De laatste profetie van het Oude Testament voorzegt de komst van Elia in deze woorden: “Zie, Ik zend u de profeet Elia voordat die grote en vreselijke dag des Heeren komt”. (Maleachi 4:5)

  1. Elia verscheen plotseling en geheimzinnig, en zo zal straks ook zijn verschijning zijn in Jeruzalem in de eerste helft van de 70-ste week van Daniël.
  2. Elia verscheen toen Israël in grote druk verkeerde. Izebel heerste en had kennelijk als doel om Israël tot een heidens volk te maken, zodat het zou ophouden het volk Gods te zijn. De Elia der toekomst zal eveneens verschijnen in benauwde tijden.
  3. Elia vertegenwoordigde met de 7000 die de knie voor Baäl niet gebogen hadden, het overblijfsel van Israël (zie Romeinen 11:2-5). Dit is thans ook het geval, maar ook in de toekomst zal er zo’n overblijfsel zijn.
  4. Met Elia brak een tijd van grote wonderen aan. Wonderen van gericht en ontferming. Wonderen in de wereld der natuur, in de wereld der vogels en in de wereld der mensen. Men denke hier voornamelijk aan de vele wonderen van Elisa en dan is het duidelijk dat we hier een schaduw hebben van het tijdperk van de grote wonderen Gods, dat reeds zal aanvangen in de Grote Verdrukking.
  5. Elia en ook de honderd profeten werden in die dagen van vervolging op wonderbare wijze onderhouden en dit zal God ook met het overblijfsel doen in de toekomst. God zal ze ook verbergen (Openbaring 12:6, 14).

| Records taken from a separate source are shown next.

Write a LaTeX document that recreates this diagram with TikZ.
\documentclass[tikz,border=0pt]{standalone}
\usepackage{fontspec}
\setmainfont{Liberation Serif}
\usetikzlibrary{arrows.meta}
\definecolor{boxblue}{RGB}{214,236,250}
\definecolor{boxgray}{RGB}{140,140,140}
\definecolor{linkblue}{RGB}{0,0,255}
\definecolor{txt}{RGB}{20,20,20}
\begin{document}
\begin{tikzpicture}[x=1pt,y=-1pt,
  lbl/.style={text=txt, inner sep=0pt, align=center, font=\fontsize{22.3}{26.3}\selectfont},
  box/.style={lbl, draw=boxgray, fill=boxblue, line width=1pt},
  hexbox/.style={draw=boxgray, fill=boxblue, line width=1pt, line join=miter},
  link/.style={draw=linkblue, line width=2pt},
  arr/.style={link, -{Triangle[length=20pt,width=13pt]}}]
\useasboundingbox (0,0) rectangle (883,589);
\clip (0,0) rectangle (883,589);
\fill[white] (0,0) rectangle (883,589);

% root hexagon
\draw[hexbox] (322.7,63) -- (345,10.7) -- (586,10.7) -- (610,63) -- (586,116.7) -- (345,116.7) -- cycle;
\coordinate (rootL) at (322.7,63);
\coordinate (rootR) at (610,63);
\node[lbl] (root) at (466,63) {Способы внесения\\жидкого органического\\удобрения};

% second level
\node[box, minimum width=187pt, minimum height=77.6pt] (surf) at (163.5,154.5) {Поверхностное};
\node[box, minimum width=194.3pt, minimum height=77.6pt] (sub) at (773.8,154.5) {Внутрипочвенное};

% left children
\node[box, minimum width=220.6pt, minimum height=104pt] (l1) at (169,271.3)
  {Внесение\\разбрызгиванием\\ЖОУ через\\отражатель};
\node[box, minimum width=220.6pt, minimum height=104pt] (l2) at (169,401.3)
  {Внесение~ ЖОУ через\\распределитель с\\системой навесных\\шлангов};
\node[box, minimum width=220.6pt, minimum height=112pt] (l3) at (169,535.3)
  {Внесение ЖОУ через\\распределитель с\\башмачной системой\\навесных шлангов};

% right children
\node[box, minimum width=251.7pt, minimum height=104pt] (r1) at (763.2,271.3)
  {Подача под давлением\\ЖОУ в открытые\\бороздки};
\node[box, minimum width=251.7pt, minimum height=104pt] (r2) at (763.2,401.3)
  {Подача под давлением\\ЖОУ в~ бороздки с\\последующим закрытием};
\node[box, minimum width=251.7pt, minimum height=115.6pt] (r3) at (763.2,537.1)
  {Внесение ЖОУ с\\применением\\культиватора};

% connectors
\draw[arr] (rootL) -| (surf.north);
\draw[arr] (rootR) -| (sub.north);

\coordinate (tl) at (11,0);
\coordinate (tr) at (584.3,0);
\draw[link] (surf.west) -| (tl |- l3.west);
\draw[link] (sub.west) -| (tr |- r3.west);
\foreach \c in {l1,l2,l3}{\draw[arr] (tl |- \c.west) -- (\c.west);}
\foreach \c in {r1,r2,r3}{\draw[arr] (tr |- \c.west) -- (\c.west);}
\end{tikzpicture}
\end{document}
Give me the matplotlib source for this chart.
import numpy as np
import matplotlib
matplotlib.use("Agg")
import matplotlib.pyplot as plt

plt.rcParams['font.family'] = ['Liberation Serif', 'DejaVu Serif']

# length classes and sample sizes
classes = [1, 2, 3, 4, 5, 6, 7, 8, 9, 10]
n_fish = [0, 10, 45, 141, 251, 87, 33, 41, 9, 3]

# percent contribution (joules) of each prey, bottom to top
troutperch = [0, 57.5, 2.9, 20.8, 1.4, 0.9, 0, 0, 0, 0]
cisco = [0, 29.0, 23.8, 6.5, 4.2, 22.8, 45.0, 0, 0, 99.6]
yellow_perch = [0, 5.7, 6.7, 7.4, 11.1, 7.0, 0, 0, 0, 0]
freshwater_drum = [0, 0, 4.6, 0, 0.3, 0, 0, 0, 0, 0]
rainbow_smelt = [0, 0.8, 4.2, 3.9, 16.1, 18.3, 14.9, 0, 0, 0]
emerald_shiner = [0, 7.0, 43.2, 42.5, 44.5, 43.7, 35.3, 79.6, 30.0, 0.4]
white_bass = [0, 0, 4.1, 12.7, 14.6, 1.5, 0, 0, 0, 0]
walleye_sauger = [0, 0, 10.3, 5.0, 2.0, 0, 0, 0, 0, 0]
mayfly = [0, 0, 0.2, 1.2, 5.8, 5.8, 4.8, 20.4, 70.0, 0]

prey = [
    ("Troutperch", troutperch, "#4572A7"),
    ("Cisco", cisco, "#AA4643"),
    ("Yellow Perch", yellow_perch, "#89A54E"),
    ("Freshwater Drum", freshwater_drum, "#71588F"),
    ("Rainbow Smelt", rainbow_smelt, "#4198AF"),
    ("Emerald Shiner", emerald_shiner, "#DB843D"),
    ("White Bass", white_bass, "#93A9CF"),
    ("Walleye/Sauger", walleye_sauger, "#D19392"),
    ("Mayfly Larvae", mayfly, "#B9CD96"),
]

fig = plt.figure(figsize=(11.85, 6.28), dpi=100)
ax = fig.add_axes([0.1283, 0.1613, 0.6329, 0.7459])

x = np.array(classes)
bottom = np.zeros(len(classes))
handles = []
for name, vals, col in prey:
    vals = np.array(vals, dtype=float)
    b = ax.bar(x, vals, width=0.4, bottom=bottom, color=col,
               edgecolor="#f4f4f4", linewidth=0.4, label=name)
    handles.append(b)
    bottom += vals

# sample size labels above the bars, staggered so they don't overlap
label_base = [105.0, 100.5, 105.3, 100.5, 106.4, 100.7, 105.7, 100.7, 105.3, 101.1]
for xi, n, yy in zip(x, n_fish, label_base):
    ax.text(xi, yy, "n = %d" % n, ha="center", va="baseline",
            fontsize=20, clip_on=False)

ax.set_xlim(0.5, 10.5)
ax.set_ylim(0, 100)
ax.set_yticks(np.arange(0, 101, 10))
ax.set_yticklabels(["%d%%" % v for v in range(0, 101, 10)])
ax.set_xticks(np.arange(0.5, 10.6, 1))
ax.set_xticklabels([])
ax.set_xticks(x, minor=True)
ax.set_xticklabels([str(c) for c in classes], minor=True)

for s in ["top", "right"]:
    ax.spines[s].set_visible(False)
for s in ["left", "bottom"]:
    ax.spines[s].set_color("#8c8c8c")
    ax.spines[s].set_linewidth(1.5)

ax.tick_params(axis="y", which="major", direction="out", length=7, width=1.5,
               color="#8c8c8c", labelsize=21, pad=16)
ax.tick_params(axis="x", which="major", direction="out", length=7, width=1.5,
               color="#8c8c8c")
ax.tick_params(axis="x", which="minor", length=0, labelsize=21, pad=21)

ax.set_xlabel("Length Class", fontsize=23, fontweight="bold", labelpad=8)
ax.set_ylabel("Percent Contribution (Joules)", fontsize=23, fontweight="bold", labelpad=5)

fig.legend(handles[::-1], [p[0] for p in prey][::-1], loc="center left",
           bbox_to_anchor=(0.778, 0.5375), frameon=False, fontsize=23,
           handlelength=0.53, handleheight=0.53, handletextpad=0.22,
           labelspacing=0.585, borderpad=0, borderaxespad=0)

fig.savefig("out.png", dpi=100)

  6. Er was gedurende 3,5 jaar geen regen ten teken van Gods toorn; de Elia der toekomst zal met zijn helper (Mozes) eveneens 42 maanden profeteren met zakken bekleed (Openbaring 11:2, 3).
  7. Achab woedde als een beest tegen Elia. Het eigenlijke beest, de anti-christ, zal woeden tegen de Elia der toekomst (Openbaring 11:7).
  8. Elia gaf een schitterend getuigenis door vuur uit de hemel op de berg Karmel; de toekomstige Elia zal dit op nog groter schaal doen (2 Koningen 1:10; Openbaring 11:5).
  9. Elia voer ten hemel zonder te sterven. De teruggekeerde Elia zal evenwel door het beest gedood worden, maar na 3,5 dag zal hij worden opgewekt en dan tot verbazing van alle toeschouwers ten hemel varen. Het schijnt dus dat het op deze wonderlijke wijze ook Elia gezet is éénmaal te sterven! (Hebreeën 9:27).